I am leaving for college in 56 days! I can not help but think about the thought of what myh house will be like without me. In my house there are many different opinions of this subject…
Don’t get me wrong, I am so excited to be opening this new door of my life, but I cannot avoid the thoughts of the very thing that I am so looking forward to…being on my own.
Will my house be more peaceful without me? Will it be more quiet? Will things go out of control? Will they want me back?
As the day gets closer and closer, I am getting more and more anxious. In both good and bad ways. I’m exciteid because I get the chance to start over, in a new environment with new people. But the part that I am dreading more than anything is saying good-bye. But this time it will be different….
“Fool me once, shame on you; fool me twice, shame on me”
I’ve given chances over and over…forgiven many mistakes, but now I am at a point of no return.
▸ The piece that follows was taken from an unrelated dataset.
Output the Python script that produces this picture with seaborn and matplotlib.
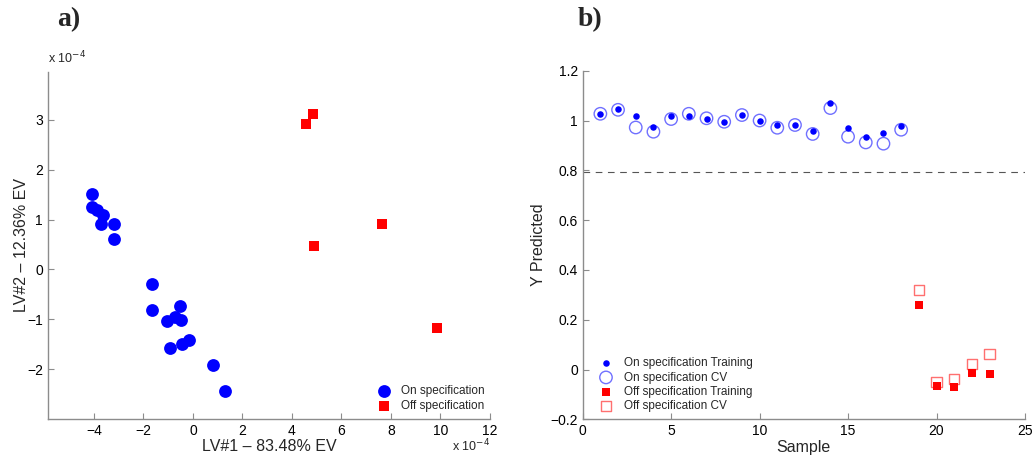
import numpy as np
import pandas as pd
import matplotlib
matplotlib.use('Agg')
import matplotlib.pyplot as plt
import seaborn as sns

# panel a: scores, in units of 1e-4
lv1_on = [-4.10, -4.08, -3.87, -3.64, -3.70, -3.21, -3.21, -1.66, -1.66, -1.06,
          -0.74, -0.54, -0.47, -0.16, -0.46, -0.92, 0.79, 1.29]
lv2_on = [1.52, 1.25, 1.20, 1.10, 0.92, 0.92, 0.60, -0.29, -0.81, -1.03,
          -0.95, -0.74, -1.02, -1.41, -1.50, -1.57, -1.91, -2.44]
lv1_off = [4.58, 4.85, 7.65, 4.88, 9.85]
lv2_off = [2.91, 3.11, 0.92, 0.47, -1.18]

# panel b: predictions per sample
samples_on = list(range(1, 19))
samples_off = list(range(19, 24))
on_train = [1.027, 1.046, 1.017, 0.974, 1.017, 1.019, 1.007, 0.993, 1.021, 0.999,
            0.982, 0.982, 0.959, 1.070, 0.968, 0.932, 0.948, 0.979]
on_cv = [1.027, 1.043, 0.972, 0.955, 1.006, 1.027, 1.009, 0.995, 1.022, 1.000,
         0.971, 0.982, 0.946, 1.050, 0.935, 0.912, 0.907, 0.963]
off_train = [0.258, -0.065, -0.070, -0.014, -0.018]
off_cv = [0.320, -0.049, -0.037, 0.021, 0.062]
threshold = 0.792

sns.set_style('white')
plt.rcParams['font.family'] = ['Liberation Sans', 'DejaVu Sans']

spine_col = '#8c8c8c'
blue = '#0000ff'
red = '#ff0000'


def matlab_axes(ax):
    for side in ['top', 'right']:
        ax.spines[side].set_visible(False)
    for side in ['left', 'bottom']:
        ax.spines[side].set_color(spine_col)
        ax.spines[side].set_linewidth(1.0)
    ax.tick_params(direction='in', length=4, width=0.8, color=spine_col,
                   labelsize=10, labelcolor='black', left=True, bottom=True)


fig = plt.figure(figsize=(10.34, 4.61), dpi=100)
ax_a = fig.add_axes([0.0464, 0.091, 0.4274, 0.753])
ax_b = fig.add_axes([0.5635, 0.0904, 0.4278, 0.7562])

# ---- panel a
df_a = pd.DataFrame({
    'lv1': lv1_on + lv1_off,
    'lv2': lv2_on + lv2_off,
    'group': ['On specification'] * len(lv1_on) + ['Off specification'] * len(lv1_off),
})
sns.scatterplot(data=df_a[df_a.group == 'On specification'], x='lv1', y='lv2',
                color=blue, marker='o', s=85, linewidth=0, ax=ax_a,
                label='On specification')
sns.scatterplot(data=df_a[df_a.group == 'Off specification'], x='lv1', y='lv2',
                color=red, marker='s', s=45, linewidth=0, ax=ax_a,
                label='Off specification')
ax_a.set_xlim(-5.86, 12)
ax_a.set_ylim(-3.0, 3.96)
ax_a.set_xticks([-4, -2, 0, 2, 4, 6, 8, 10, 12])
ax_a.set_yticks([-2, -1, 0, 1, 2, 3])
ax_a.set_yticklabels(['\u22122', '\u22121', '0', '1', '2', '3'])
ax_a.set_xticklabels(['\u22124', '\u22122', '0', '2', '4', '6', '8', '10', '12'])
ax_a.set_xlabel('LV#1 \u2013 83.48% EV', fontsize=11.5, labelpad=1)
ax_a.set_ylabel('LV#2 \u2013 12.36% EV', fontsize=11.5, labelpad=-1)
matlab_axes(ax_a)
ax_a.text(0.0, 1.015, 'x 10$^{-4}$', transform=ax_a.transAxes, fontsize=9, ha='left', va='bottom')
ax_a.text(1.0, -0.055, 'x 10$^{-4}$', transform=ax_a.transAxes, fontsize=9, ha='right', va='top')
ax_a.legend(loc='lower right', frameon=False, fontsize=8.5, handletextpad=0.5,
            borderaxespad=0.2, labelspacing=0.25, bbox_to_anchor=(1.005, 0.0))

# ---- panel b
sns.scatterplot(x=samples_on, y=on_train, color=blue, marker='o', s=22, linewidth=0,
                ax=ax_b, label='On specification Training', zorder=3)
sns.scatterplot(x=samples_on, y=on_cv, facecolor='none', edgecolor='#7070ff', marker='o',
                s=80, linewidth=1.0, ax=ax_b, label='On specification CV', zorder=2)
sns.scatterplot(x=samples_off, y=off_train, color=red, marker='s', s=35, linewidth=0,
                ax=ax_b, label='Off specification Training', zorder=3)
sns.scatterplot(x=samples_off, y=off_cv, facecolor='none', edgecolor='#ff7070', marker='s',
                s=55, linewidth=1.0, ax=ax_b, label='Off specification CV', zorder=2)
ax_b.axhline(threshold, color='#555555', linestyle=(0, (6, 5)), linewidth=0.8)
ax_b.set_xlim(0, 25)
ax_b.set_ylim(-0.2, 1.2)
ax_b.set_xticks([0, 5, 10, 15, 20, 25])
ax_b.set_yticks([-0.2, 0, 0.2, 0.4, 0.6, 0.8, 1.0, 1.2])
ax_b.set_yticklabels(['\u22120.2', '0', '0.2', '0.4', '0.6', '0.8', '1', '1.2'])
ax_b.set_xlabel('Sample', fontsize=11.5, labelpad=1)
ax_b.set_ylabel('Y Predicted', fontsize=11.5, labelpad=3)
matlab_axes(ax_b)
ax_b.legend(loc='lower left', frameon=False, fontsize=8.5, handletextpad=0.5,
            borderaxespad=0.2, labelspacing=0.2, bbox_to_anchor=(0.01, 0.0))

fig.text(57 / 1034, 1 - 20 / 461, 'a)', fontsize=20, fontweight='bold',
         family='Liberation Serif', ha='left', va='center')
fig.text(578 / 1034, 1 - 20 / 461, 'b)', fontsize=20, fontweight='bold',
         family='Liberation Serif', ha='left', va='center')

fig.savefig('out.png', dpi=100)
I don’t like thinking that this quote applies to me, but from where I’m at, it’s true. For many years, I’ve forgiven and just moved on. Maybe because I didn’t have the sense or confidence to say something…but now, just like you, I have developed a voice of my own. And as you have learned, I am not afraid to voice my opinion when concerning certain subjects.
Is this solely your fault? No.
Is it solely my fault? No.
Is it wrong for me to be done? No.
Will I ever move past this? Yes.
When? I’m not sure.
Although I do not like where I have come from, I am not proud that I can tell this story of mine…but unfortunately, it has made me who I am today. Even though it hurts, I am stronger because of it…and I am a better person. I don’t think I will ever thank anyone for these situations, but, without them…I would not be the same person.